Princess Linfen (臨汾公主) was a Chinese Imperial princess of the Cao Wei state during the Three Kingdoms period (220-280 AD). Her parentage is not recorded. Although few records exist of her life, the most notable mention of her is her involvement in an incident involving the Rituals for the God of River Wujian.

== Incident ==
During the reign of Cao Pi (posthumously known as Emperor Wen of Wei), an incident occurred involving Princess Linfen. The controversy arose when the wet nurse of Cao Hong and servants of Princess Linfen conducted a ritual in honor of the River God Wujian. Their actions led to their imprisonment by Sima Zhi. Empress Dowager Bian dispatched a eunuch to deliver her command for leniency on behalf of the imprisoned women. However, Sima Zhi, in defiance of the Empress dowager's order, ordered the women to be tortured to death in Luoyang Prison.

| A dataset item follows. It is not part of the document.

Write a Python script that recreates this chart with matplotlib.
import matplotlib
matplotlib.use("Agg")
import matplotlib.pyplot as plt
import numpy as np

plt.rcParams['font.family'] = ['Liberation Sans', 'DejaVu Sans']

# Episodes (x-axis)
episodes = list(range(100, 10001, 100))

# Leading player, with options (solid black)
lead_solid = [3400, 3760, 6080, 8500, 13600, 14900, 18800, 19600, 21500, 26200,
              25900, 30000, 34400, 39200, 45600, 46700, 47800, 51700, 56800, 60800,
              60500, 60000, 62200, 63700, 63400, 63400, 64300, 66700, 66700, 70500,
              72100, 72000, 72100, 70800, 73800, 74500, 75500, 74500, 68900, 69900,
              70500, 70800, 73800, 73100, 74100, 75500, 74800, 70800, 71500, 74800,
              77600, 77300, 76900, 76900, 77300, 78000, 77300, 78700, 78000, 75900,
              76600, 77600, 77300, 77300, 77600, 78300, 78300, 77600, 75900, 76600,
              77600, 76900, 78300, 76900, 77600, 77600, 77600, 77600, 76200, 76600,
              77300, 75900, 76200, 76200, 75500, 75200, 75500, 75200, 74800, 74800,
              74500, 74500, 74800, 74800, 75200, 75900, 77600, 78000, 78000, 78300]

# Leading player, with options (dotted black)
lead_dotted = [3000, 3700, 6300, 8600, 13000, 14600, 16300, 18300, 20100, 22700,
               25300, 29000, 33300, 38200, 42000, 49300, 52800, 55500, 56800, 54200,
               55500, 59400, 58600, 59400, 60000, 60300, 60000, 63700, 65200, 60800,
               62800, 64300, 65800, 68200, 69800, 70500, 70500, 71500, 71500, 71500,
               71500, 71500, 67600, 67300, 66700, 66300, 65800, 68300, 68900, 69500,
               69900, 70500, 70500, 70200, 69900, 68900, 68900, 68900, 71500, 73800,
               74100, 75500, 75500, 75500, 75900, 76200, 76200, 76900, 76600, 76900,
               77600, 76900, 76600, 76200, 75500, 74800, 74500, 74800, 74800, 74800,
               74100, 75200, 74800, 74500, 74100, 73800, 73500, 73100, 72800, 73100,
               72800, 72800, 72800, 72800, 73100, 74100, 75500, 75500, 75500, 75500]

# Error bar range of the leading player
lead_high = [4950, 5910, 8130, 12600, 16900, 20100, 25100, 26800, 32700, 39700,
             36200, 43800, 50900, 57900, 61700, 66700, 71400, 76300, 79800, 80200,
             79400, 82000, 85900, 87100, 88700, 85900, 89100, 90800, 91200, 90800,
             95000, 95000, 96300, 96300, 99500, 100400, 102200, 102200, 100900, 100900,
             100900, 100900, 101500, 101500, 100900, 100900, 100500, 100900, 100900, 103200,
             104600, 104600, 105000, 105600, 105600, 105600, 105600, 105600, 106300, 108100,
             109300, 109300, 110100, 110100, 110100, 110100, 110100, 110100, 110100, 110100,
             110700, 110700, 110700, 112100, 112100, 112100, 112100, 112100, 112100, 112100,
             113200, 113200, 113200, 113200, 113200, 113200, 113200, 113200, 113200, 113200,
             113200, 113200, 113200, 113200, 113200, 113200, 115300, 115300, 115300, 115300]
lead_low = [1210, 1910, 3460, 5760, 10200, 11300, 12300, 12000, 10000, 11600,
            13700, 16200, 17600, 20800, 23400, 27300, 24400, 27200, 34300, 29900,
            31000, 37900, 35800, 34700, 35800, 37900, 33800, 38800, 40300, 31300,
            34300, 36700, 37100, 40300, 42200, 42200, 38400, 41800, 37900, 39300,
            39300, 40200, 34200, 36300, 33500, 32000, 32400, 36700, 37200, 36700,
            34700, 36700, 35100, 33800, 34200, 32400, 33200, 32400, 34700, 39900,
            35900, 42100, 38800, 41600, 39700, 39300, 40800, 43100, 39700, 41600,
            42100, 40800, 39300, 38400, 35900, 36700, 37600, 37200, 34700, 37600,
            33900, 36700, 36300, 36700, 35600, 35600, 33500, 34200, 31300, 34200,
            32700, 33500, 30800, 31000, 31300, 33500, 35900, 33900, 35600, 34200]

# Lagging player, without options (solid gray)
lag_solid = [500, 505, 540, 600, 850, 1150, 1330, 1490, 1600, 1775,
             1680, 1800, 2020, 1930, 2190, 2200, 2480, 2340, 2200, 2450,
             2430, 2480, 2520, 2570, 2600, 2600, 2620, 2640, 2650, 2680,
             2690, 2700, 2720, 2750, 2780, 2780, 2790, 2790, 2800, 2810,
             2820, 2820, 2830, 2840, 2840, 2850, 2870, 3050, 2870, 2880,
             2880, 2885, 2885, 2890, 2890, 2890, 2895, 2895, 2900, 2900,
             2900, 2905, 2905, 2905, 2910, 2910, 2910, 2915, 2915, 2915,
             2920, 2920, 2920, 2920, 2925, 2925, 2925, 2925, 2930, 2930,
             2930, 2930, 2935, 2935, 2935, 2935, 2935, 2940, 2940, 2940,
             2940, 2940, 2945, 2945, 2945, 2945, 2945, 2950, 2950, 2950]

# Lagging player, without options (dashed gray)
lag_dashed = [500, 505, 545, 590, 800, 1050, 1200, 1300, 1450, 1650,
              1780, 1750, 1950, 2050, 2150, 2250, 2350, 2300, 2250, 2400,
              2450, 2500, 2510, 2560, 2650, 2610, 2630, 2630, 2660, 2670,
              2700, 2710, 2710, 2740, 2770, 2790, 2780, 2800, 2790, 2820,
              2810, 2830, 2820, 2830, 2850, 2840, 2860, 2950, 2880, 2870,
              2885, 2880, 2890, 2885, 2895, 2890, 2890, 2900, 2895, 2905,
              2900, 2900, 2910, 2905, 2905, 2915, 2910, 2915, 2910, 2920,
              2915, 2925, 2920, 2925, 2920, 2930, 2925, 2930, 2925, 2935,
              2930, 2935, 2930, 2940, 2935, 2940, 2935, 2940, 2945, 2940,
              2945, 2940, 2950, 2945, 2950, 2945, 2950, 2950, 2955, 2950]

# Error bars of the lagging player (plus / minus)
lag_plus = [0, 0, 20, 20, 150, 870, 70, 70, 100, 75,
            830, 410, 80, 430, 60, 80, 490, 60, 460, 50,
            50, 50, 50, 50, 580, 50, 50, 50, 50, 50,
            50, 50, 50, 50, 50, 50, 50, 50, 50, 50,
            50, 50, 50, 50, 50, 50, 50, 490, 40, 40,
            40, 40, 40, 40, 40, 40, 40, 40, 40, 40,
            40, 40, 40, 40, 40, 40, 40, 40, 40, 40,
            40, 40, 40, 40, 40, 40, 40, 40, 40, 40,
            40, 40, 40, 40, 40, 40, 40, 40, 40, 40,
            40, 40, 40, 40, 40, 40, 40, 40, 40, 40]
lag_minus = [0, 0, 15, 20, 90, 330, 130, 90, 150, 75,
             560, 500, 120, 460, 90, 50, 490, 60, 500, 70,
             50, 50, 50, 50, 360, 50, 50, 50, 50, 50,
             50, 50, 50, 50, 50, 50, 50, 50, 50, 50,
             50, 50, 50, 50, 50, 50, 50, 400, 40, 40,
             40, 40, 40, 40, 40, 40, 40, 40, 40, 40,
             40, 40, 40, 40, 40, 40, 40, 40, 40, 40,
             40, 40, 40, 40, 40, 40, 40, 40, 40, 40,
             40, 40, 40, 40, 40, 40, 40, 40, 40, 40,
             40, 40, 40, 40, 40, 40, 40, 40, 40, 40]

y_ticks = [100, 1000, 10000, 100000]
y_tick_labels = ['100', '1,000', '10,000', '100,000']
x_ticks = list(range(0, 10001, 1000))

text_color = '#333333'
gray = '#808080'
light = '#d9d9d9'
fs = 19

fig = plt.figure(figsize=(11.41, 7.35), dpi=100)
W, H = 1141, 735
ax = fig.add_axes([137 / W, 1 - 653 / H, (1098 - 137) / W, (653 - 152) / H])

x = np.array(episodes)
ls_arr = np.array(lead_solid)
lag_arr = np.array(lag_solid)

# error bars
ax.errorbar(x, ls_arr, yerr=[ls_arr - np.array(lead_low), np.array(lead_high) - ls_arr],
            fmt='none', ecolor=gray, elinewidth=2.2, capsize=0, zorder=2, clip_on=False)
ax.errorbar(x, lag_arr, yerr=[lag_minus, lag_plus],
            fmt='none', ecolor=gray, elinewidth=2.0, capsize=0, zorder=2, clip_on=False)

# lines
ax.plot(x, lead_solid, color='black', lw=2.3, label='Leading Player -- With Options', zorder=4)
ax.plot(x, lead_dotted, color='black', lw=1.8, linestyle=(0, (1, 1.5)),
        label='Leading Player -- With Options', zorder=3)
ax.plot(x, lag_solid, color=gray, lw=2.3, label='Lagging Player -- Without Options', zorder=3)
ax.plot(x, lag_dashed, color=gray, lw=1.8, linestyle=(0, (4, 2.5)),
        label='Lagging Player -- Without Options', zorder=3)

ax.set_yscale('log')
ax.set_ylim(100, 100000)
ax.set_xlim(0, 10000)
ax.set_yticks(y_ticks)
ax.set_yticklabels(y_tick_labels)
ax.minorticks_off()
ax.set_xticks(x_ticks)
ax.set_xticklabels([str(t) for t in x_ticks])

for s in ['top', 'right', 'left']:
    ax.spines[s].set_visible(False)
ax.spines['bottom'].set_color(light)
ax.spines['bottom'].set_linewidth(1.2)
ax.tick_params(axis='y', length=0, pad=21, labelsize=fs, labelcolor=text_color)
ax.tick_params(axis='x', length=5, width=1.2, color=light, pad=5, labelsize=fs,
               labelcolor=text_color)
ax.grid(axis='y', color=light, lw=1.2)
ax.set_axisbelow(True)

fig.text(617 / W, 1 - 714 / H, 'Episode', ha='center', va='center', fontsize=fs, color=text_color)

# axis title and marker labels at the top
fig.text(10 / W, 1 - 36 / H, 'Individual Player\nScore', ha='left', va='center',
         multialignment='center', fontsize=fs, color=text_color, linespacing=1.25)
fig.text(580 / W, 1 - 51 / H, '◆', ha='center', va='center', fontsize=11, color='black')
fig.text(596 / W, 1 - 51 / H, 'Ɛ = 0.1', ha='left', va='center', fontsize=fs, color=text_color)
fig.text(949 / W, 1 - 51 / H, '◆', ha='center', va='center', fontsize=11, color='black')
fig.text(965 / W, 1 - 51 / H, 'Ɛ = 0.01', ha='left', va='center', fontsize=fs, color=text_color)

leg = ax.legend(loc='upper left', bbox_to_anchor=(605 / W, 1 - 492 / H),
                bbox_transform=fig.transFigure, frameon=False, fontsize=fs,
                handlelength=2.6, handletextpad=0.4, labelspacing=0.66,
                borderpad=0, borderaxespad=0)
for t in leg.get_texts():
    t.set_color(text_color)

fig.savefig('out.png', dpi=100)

Sima Zhi then submitted a memorial stating:"All those deserving the death penalty should be reported and await the emperor's decision. Previously, the emperor issued a decree to prohibit licentious rituals to uphold propriety. These criminals' sinister acts have only recently been exposed during questioning. Eunuch Wu Da came to me, conveying a message from the Empress Dowager. I dared not receive him, fearing that there might be intentions to protect the offenders. Once the emperor hears of this, he may be compelled to issue orders for their protection. It is entirely my fault for not promptly concluding this matter, and I have violated the usual procedures. Therefore, I ordered Luoyang County to execute them. I acted on my own in implementing the punishment, and I await the emperor's judgment."Emperor Wen of Wei personally responded, saying, "After reading your memorial, I understand your sincere intention to carry out the decree to prohibit licentious rituals. You have acted appropriately! This is your commitment to following the decree, so there is nothing to apologize for. In the future, if a eunuch from the palace comes to you, never receive them.". Later, Emperor Wen of Wei rewarded Sima Zhi with the title of Marquis of Guannei.

== Sources ==
- Annotated Records of the Three Kingdoms by Pei Songzhi, Volume 12: Book of Wei, Volume 12: Emperor Ming.